Early on the morning of May 9, 1864 Michael Silver likely got the orders for the 60th Ohio Infantry to deploy and drive the enemy’s skirmish line across the Nye River, to take possession of the hill beyond and hold it, until the rest of the division had crossed.

John Ellis recounts the event:

We all remember the morning of the 9th of May — how we were formed to march, with our regiment in the extreme advance. Comrades, did it ever occur to you why they put our regiment in the advance, and it being a green one at that — not yet four weeks old? It did to me, and that is, that we showed such good staying qualities on our march from Catlett Station to the wilderness, and that they were not afraid but what we would keep out of the way of the veterans behind us, and it is fitting to say here, that the 60th did not allow any regiment of veterans or otherwise to tramp our heels.

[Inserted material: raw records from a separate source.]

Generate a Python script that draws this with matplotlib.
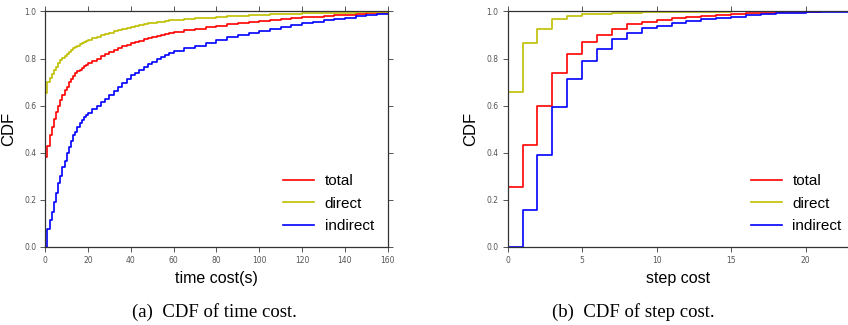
import numpy as np
from matplotlib import pyplot as plt

# time cost (s) sample points and CDF values
time_s = list(range(0, 21)) + list(range(22, 61, 2)) + list(range(65, 161, 5))

time_total = [0.38, 0.43, 0.475, 0.51, 0.545, 0.575, 0.60, 0.625, 0.645, 0.665,
              0.68, 0.70, 0.713, 0.727, 0.737, 0.745, 0.753, 0.76, 0.767, 0.774,
              0.78,
              0.79, 0.80, 0.81, 0.82, 0.829, 0.837, 0.844, 0.851, 0.858, 0.865,
              0.871, 0.876, 0.882, 0.887, 0.892, 0.896, 0.900, 0.904, 0.908, 0.912,
              0.92, 0.927, 0.934, 0.94, 0.945, 0.951, 0.956, 0.96, 0.964, 0.968,
              0.972, 0.975, 0.978, 0.981, 0.984, 0.986, 0.989, 0.991, 0.993, 0.995]

time_direct = [0.655, 0.70, 0.717, 0.735, 0.75, 0.765, 0.78, 0.792, 0.803, 0.812,
               0.82, 0.828, 0.836, 0.843, 0.85, 0.855, 0.86, 0.865, 0.869, 0.874,
               0.878,
               0.885, 0.892, 0.898, 0.904, 0.91, 0.915, 0.92, 0.925, 0.93, 0.935,
               0.939, 0.942, 0.946, 0.949, 0.952, 0.955, 0.957, 0.96, 0.962, 0.964,
               0.967, 0.97, 0.974, 0.977, 0.98, 0.982, 0.984, 0.986, 0.988, 0.989,
               0.99, 0.991, 0.992, 0.993, 0.994, 0.995, 0.996, 0.997, 0.998, 0.998]

time_indirect = [0.0, 0.075, 0.115, 0.15, 0.19, 0.23, 0.27, 0.30, 0.34, 0.366,
                 0.40, 0.425, 0.45, 0.475, 0.49, 0.51, 0.525, 0.54, 0.55, 0.56,
                 0.57,
                 0.585, 0.60, 0.615, 0.63, 0.645, 0.663, 0.68, 0.697, 0.713, 0.728,
                 0.74, 0.752, 0.764, 0.775, 0.786, 0.796, 0.806, 0.816, 0.824, 0.83,
                 0.843, 0.855, 0.867, 0.878, 0.89, 0.90, 0.91, 0.918, 0.926, 0.934,
                 0.942, 0.949, 0.956, 0.962, 0.968, 0.974, 0.979, 0.983, 0.987, 0.99]

# step cost
steps = list(range(0, 24))
step_total = [0.256, 0.431, 0.598, 0.74, 0.817, 0.868, 0.90, 0.926, 0.945, 0.955,
              0.963, 0.97, 0.976, 0.981, 0.985, 0.988, 0.991, 0.994, 0.996, 0.998,
              0.999, 1.0, 1.0, 1.0]
step_direct = [0.656, 0.864, 0.925, 0.966, 0.98, 0.987, 0.99, 0.993, 0.995, 0.997,
               0.998, 0.998, 0.999, 0.999, 0.999, 1.0, 1.0, 1.0, 1.0, 1.0,
               1.0, 1.0, 1.0, 1.0]
step_indirect = [0.0, 0.157, 0.389, 0.593, 0.711, 0.79, 0.841, 0.884, 0.91, 0.928,
                 0.94, 0.952, 0.96, 0.967, 0.973, 0.978, 0.983, 0.987, 0.991, 0.994,
                 0.996, 0.998, 0.999, 1.0]

labels = ["total", "direct", "indirect"]
colors = ["r", "y", "b"]
captions = ["(a)  CDF of time cost.", "(b)  CDF of step cost."]

plt.rcParams['font.family'] = ['Liberation Sans', 'DejaVu Sans']

fig = plt.figure(figsize=(8.48, 3.25), dpi=100)
ax1 = fig.add_axes([0.0534, 0.24, 0.4038, 0.725])
ax2 = fig.add_axes([0.5987, 0.24, 0.4013, 0.725])


def draw(ax, x, series, xmax, xticks, xlabel, right=True):
    for vals, lab, col in zip(series, labels, colors):
        ax.step(np.r_[x[0], x], np.r_[0, vals], where='post', color=col,
                lw=1.2, label=lab)
    ax.set_xlim(0, xmax)
    ax.set_ylim(0, 1.0)
    ax.set_xticks(xticks)
    ax.set_yticks([0.0, 0.2, 0.4, 0.6, 0.8, 1.0])
    ax.tick_params(direction='out', length=3.5, width=0.7, colors='#555555',
                   labelsize=5.5, top=True, right=right, pad=3)
    for lab in ax.get_xticklabels() + ax.get_yticklabels():
        lab.set_family('DejaVu Sans')
    for sp in ax.spines.values():
        sp.set_color('#333333')
        sp.set_linewidth(0.9)
    ax.spines['right'].set_visible(right)
    ax.set_ylabel("CDF", fontsize=12, labelpad=6)
    ax.set_xlabel(xlabel, fontsize=11.5, labelpad=4)


draw(ax1, time_s, [time_total, time_direct, time_indirect], 160,
     range(0, 161, 20), "time cost(s)")
# the right panel is cut by the picture edge at about step 22.8
draw(ax2, steps, [step_total, step_direct, step_indirect], 22.84,
     range(0, 21, 5), "step cost", right=False)

ax1.legend(loc='lower right', frameon=False, fontsize=11, handlelength=2.0,
           handletextpad=0.7, bbox_to_anchor=(1.0, 0.0), labelspacing=0.55)
ax2.legend(loc='lower left', frameon=False, fontsize=11, handlelength=2.0,
           handletextpad=0.7, bbox_to_anchor=(0.675, 0.0), labelspacing=0.55)

fig.text(0.253, 0.04, captions[0], ha='center', va='center',
         family='Liberation Serif', fontsize=13.5)
fig.text(0.747, 0.04, captions[1], ha='center', va='center',
         family='Liberation Serif', fontsize=13.5)

fig.savefig("out.png", dpi=100)
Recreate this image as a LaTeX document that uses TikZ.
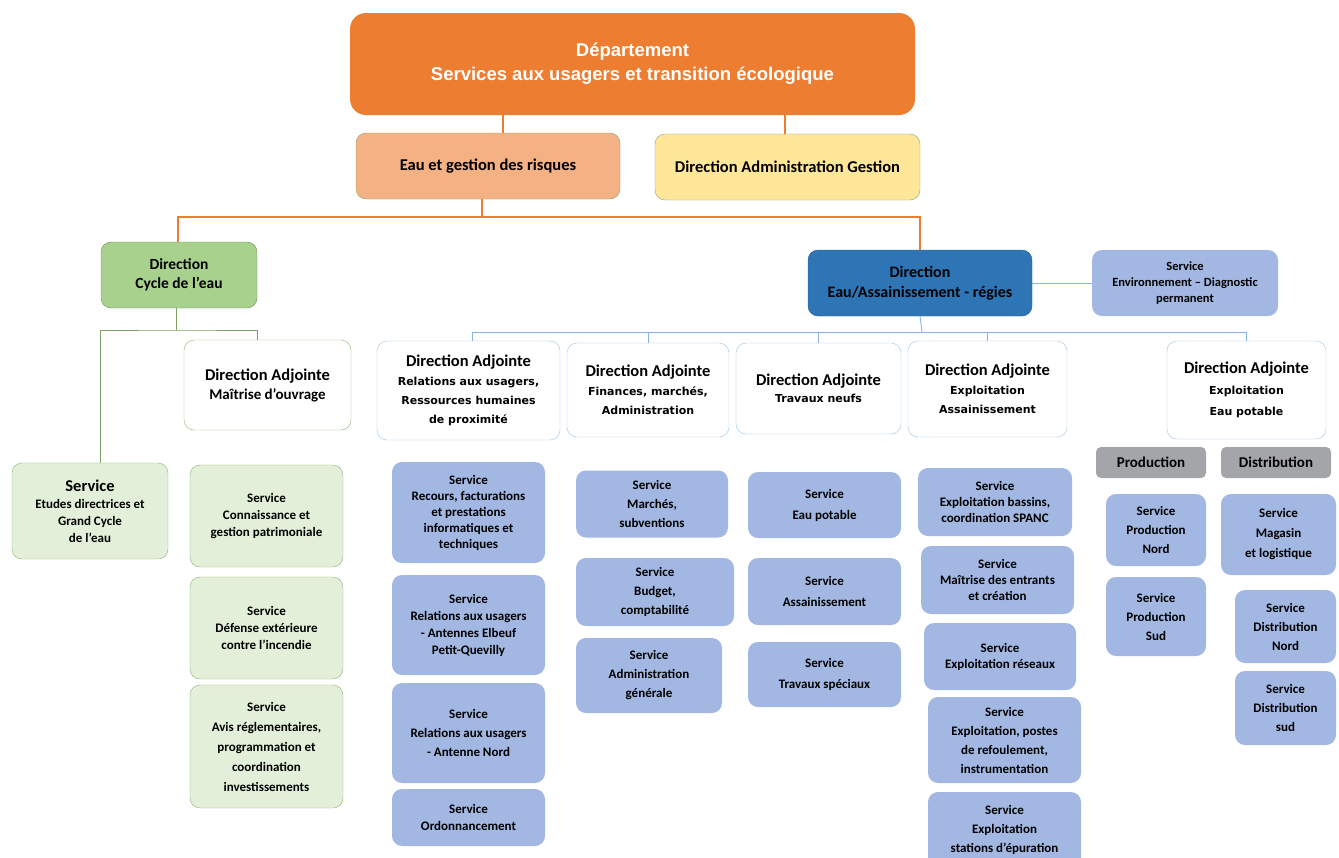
\documentclass[tikz,border=0pt]{standalone}
\usepackage{fontspec}
\setmainfont{Carlito}
\newfontfamily\titlefont{Liberation Sans}
\newfontfamily\widefont{DejaVu Sans}
\usetikzlibrary{positioning}
\definecolor{dept_orange}{HTML}{ED7D31}
\definecolor{risk_salmon}{HTML}{F4B183}
\definecolor{admin_yellow}{HTML}{FFE699}
\definecolor{cycle_green}{HTML}{A9D18E}
\definecolor{light_green}{HTML}{E2F0D9}
\definecolor{border_green}{HTML}{8CB370}
\definecolor{dark_blue}{HTML}{2E75B6}
\definecolor{service_blue}{HTML}{A2B7E2}
\definecolor{border_blue}{HTML}{9DC3E6}
\definecolor{head_gray}{HTML}{A3A5A8}
\newcommand{\subline}[1]{{\widefont\bfseries\fontsize{11}{12}\selectfont #1}}
\tikzset{
        box/.style={align=center, inner sep=1pt, rounded corners=10pt, font=\bfseries},
        % Department
        node_dept/.style={box, fill=dept_orange, text=white, rounded corners=16pt,
          font=\titlefont\bfseries\fontsize{18.5}{24}\selectfont},
        % Second level
        node_pole/.style={box, draw=border_green!80!gray, font=\bfseries\fontsize{16.5}{18}\selectfont},
        % Directions
        node_cycle/.style={box, fill=cycle_green, draw=border_green!80!black, font=\bfseries\fontsize{15.5}{19}\selectfont},
        node_eau/.style={box, fill=dark_blue, draw=dark_blue!80!black, font=\bfseries\fontsize{16}{20}\selectfont},
        % Deputy directions
        node_adj/.style={box, fill=white, draw=border_blue, font=\bfseries\fontsize{16.5}{19}\selectfont},
        node_adj_green/.style={node_adj, draw=border_green},
        % Services
        node_green/.style={box, fill=light_green, draw=border_green, font=\bfseries\fontsize{13}{17}\selectfont},
        node_service/.style={box, fill=service_blue, font=\bfseries\fontsize{13}{17}\selectfont},
        % Production and distribution headers
        node_head/.style={box, fill=head_gray, rounded corners=5pt, font=\bfseries\fontsize{15}{17}\selectfont},
        line_orange/.style={draw=dept_orange, line width=1.1pt},
        line_green/.style={draw=border_green!90!black, line width=0.9pt},
        line_blue/.style={draw=border_blue!80!dark_blue, line width=0.9pt}
}
\begin{document}
\begin{tikzpicture}[x=1pt, y=-1pt]
    \useasboundingbox (0,0) rectangle (1339,857);
    % top
    \node[node_dept, minimum width=565, minimum height=102] (dept) at (632.5,64)
        {Département\\Services aux usagers et transition écologique};
    \node[node_pole, fill=risk_salmon, minimum width=264, minimum height=66] (risques) at (488,166)
        {Eau et gestion des risques};
    \node[node_pole, fill=admin_yellow, minimum width=265, minimum height=66] (admin_gestion) at (787.5,167)
        {Direction Administration Gestion};
    % directions
    \node[node_cycle, minimum width=156, minimum height=66] (dir_cycle) at (179,275)
        {Direction\\Cycle de l’eau};
    \node[node_eau, minimum width=224, minimum height=66] (dir_eau) at (920,283)
        {Direction\\Eau/Assainissement - régies};
    \node[node_service, font=\bfseries\fontsize{12.5}{16}\selectfont, minimum width=186, minimum height=66] (environnement) at (1185,283)
        {Service\\Environnement – Diagnostic\\permanent};
    % cycle de l'eau
    \node[node_adj_green, minimum width=167, minimum height=90] (da_moa) at (267.5,385)
        {Direction Adjointe\\{\fontsize{15}{16}\selectfont Maîtrise d’ouvrage}};
    \node[node_green, minimum width=156, minimum height=96] (etudes) at (90,511)
        {{\fontsize{16.5}{17}\selectfont Service}\\Etudes directrices et\\Grand Cycle\\de l’eau};
    \node[node_green, minimum width=153, minimum height=102] (connaissance) at (266.5,516)
        {Service\\Connaissance et\\gestion patrimoniale};
    \node[node_green, minimum width=153, minimum height=102] (defense) at (266.5,628)
        {Service\\Défense extérieure\\contre l’incendie};
    \node[node_green, font=\bfseries\fontsize{13}{20}\selectfont, minimum width=153, minimum height=123] (avis) at (266.5,746.5)
        {Service\\Avis réglementaires,\\programmation et\\coordination\\investissements};
    % deputy directions
    \node[node_adj, minimum width=183, minimum height=99] (da_usagers) at (468.5,390.5)
        {Direction Adjointe\\\subline{Relations aux usagers,}\\\subline{Ressources humaines}\\\subline{de proximité}};
    \node[node_adj, minimum width=162, minimum height=94] (da_finances) at (648,390)
        {Direction Adjointe\\\subline{Finances, marchés,}\\\subline{Administration}};
    \node[node_adj, font=\bfseries\fontsize{16.5}{17}\selectfont, minimum width=165, minimum height=91] (da_travaux) at (818.5,388.5)
        {Direction Adjointe\\\subline{Travaux neufs}};
    \node[node_adj, minimum width=159, minimum height=96] (da_assainissement) at (987.5,389)
        {Direction Adjointe\\\subline{Exploitation}\\\subline{Assainissement}};
    \node[node_adj, font=\bfseries\fontsize{16.5}{21}\selectfont, minimum width=159, minimum height=98] (da_eau_potable) at (1246.5,390)
        {Direction Adjointe\\\subline{Exploitation}\\\subline{Eau potable}};
    % relations aux usagers
    \node[node_service, font=\bfseries\fontsize{13}{16}\selectfont, minimum width=153, minimum height=101] (recours) at (468.5,512.5)
        {Service\\Recours, facturations\\et prestations\\informatiques et\\techniques};
    \node[node_service, minimum width=153, minimum height=100] (elbeuf) at (468.5,625)
        {Service\\Relations aux usagers\\- Antennes Elbeuf\\Petit-Quevilly};
    \node[node_service, font=\bfseries\fontsize{13}{19}\selectfont, minimum width=153, minimum height=100] (antenne_nord) at (468.5,733)
        {Service\\Relations aux usagers\\- Antenne Nord};
    \node[node_service, minimum width=153, minimum height=57] (ordonnancement) at (468.5,817.5)
        {Service\\Ordonnancement};
    % finances
    \node[node_service, font=\bfseries\fontsize{13}{19}\selectfont, minimum width=152, minimum height=67] (marches) at (652,504)
        {Service\\Marchés,\\subventions};
    \node[node_service, font=\bfseries\fontsize{13}{19}\selectfont, minimum width=158, minimum height=68] (budget) at (655,592)
        {Service\\Budget,\\comptabilité};
    \node[node_service, font=\bfseries\fontsize{13}{19}\selectfont, minimum width=146, minimum height=75] (admin_generale) at (649,675.5)
        {Service\\Administration\\générale};
    % travaux neufs
    \node[node_service, font=\bfseries\fontsize{13}{21}\selectfont, minimum width=153, minimum height=66] (eau_potable) at (824.5,505)
        {Service\\Eau potable};
    \node[node_service, font=\bfseries\fontsize{13}{21}\selectfont, minimum width=153, minimum height=67] (assainissement) at (824.5,591.5)
        {Service\\Assainissement};
    \node[node_service, font=\bfseries\fontsize{13}{21}\selectfont, minimum width=153, minimum height=65] (travaux_speciaux) at (824.5,674.5)
        {Service\\Travaux spéciaux};
    % exploitation assainissement
    \node[node_service, font=\bfseries\fontsize{13}{16}\selectfont, minimum width=154, minimum height=68] (bassins) at (995,502)
        {Service\\Exploitation bassins,\\coordination SPANC};
    \node[node_service, font=\bfseries\fontsize{13}{16}\selectfont, minimum width=153, minimum height=68] (entrants) at (997.5,580)
        {Service\\Maîtrise des entrants\\et création};
    \node[node_service, font=\bfseries\fontsize{13}{16}\selectfont, minimum width=152, minimum height=67] (reseaux) at (1000,656.5)
        {Service\\Exploitation réseaux};
    \node[node_service, font=\bfseries\fontsize{13}{19}\selectfont, minimum width=153, minimum height=86] (postes) at (1004.5,740)
        {Service\\Exploitation, postes\\de refoulement,\\instrumentation};
    \node[node_service, font=\bfseries\fontsize{13}{19}\selectfont, minimum width=153, minimum height=76] (stations) at (1004.5,830)
        {Service\\Exploitation\\stations d’épuration};
    % exploitation eau potable
    \node[node_head, minimum width=110, minimum height=31] (production) at (1151,462.5) {Production};
    \node[node_head, minimum width=110, minimum height=31] (distribution) at (1276,462.5) {Distribution};
    \node[node_service, font=\bfseries\fontsize{13}{19}\selectfont, minimum width=100, minimum height=72] (prod_nord) at (1156,530)
        {Service\\Production\\Nord};
    \node[node_service, font=\bfseries\fontsize{13}{19}\selectfont, minimum width=100, minimum height=79] (prod_sud) at (1156,616.5)
        {Service\\Production\\Sud};
    \node[node_service, font=\bfseries\fontsize{13}{20}\selectfont, minimum width=115, minimum height=81] (magasin) at (1278.5,534.5)
        {Service\\Magasin\\et logistique};
    \node[node_service, font=\bfseries\fontsize{13}{19}\selectfont, minimum width=101, minimum height=73] (dist_nord) at (1285.5,626.5)
        {Service\\Distribution\\Nord};
    \node[node_service, font=\bfseries\fontsize{13}{19}\selectfont, minimum width=101, minimum height=74] (dist_sud) at (1285.5,708)
        {Service\\Distribution\\sud};
    % connectors
    \coordinate (bus_orange) at (482,217);
    \coordinate (bus_cycle) at (176,330);
    \coordinate (bus_eau) at (922,332);
    \draw[line_orange] (risques.north -| 503,0) -- (503,0 |- dept.south);
    \draw[line_orange] (admin_gestion.north -| 785,0) -- (785,0 |- dept.south);
    \draw[line_orange] (risques.south -| bus_orange) -- (bus_orange);
    \draw[line_orange] (dir_cycle.north -| 178,0) |- (bus_orange) -| (dir_eau.north);
    \draw[line_green] (dir_cycle.south -| bus_cycle) -- (bus_cycle);
    \draw[line_green] (etudes.north -| dir_cycle.west) |- (bus_cycle) -| (da_moa.north -| dir_cycle.east);
    \draw[line_blue] (dir_eau.east) -- (environnement.west);
    \draw[line_blue] (dir_eau.south) -- (bus_eau);
    \draw[line_blue] (bus_eau -| 472,0) -- (bus_eau -| da_eau_potable.north);
    \draw[line_blue] (bus_eau -| 472,0) -- (da_usagers.north -| 472,0);
    \foreach \n in {da_finances, da_travaux, da_assainissement, da_eau_potable}
        \draw[line_blue] (bus_eau -| \n.north) -- (\n.north);
\end{tikzpicture}
\end{document}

On that march that morning, General Wilcox and staff were ahead and ran into the enemy’s picket, and of course they came back in a hurry. General Wilcox came riding up to our regiment and asked Colonel McElroy how the Ohio boys were on the advance. The Colonel answered and said: “You need have no fear about the Ohio boys.” So we maintained the position we held; however, we were assured that there were only a small number of Johnnies left as rear guards, and we would soon do these up.

Of course you all remember how we did them up; so there were two companies selected as skirmishers, and they deployed and advanced up the hill, that is after crossing the Nye River, and it was not long before their advance was interfered with by an overwhelming number. They fell back to the main line, and as the 60th was some distance in advance of all the others, they received the full shock of the advancing rebels.

I was close by General Wilcox’s side when that took place, and the enemy came out of the woods in front and on each flank, and opened on us, and then how the dust flew. After they had been engaged for some time, General Wilcox said: “The fools (meaning the 60th) did not know when they were whipped.” Then he ordered one of his staff officers to go at once and order up other regiments to our relief. During that fight, which did not last long, we lost in killed or wounded, more than one-half of those actually engaged.

It was there at the Battle of Mary’s Bridge on the Nye River, that Michael Silver lost his life. The Wooster Republican newspaper reported that during the battle several color bearers had already been shot down. Despite this fact, Michael Silver seeing the colors on the ground picked up the flag and began to wave it, likely to rally the troops and encourage them to hold their ground. But as he waved the colors making himself a target of attack, he quickly became the victim of a bullet, being shot by a Confederate sharp-shooter. He was mortally wounded and died on the field of battle. His comrades later buried him on the battlefield, marking the grave the best they could before having to move on. The Battle of Mary’s Bridge on the Nye River is often overshadowed in history books as two days later the men of the 60th took part in a far greater fight at the Spottsylvania Courthouse on May 12, 1864 in which they suffered even greater losses.

Skeletal Remains

The 1864 60th Ohio Volunteer Infantry participated in the Battle at Cold Harbor where hundreds died and thousands were wounded on both sides. These skeletal remains waited to be buried after the fight. Photos © Bruce Guthrie

The 60th O.V.I. continued to participate in some of the bloodiest hand-to-hand combat that took place in the final months of the War. But the War was over for Michael Silver: killed in action May 9, 1864. A gloomy pallor swept over the community when the news reached Wooster, Ohio that Michael Silver had been shot and killed. Wayne County’s Company B also lost Thomas Moreland, and Isaac Bell that day.

A year after his fellow soldiers saw Silver fall on the battlefield, two Wayne County men, John Bucher and Silver’s brother-in-law John Robinson, returned to Nye River, Virginia. They searched the old battlefield and found Michael Silver’s grave marker. They dug-up the remains, identified the remains, and brought him back for reburial in Warner Cemetery. Where it was said a beautiful monument was erected in his memory with the words, “Killed in Battle. Michael Silver, aged 23.” along with an appropriate verse in memory of his bravery also inscribed on the stone.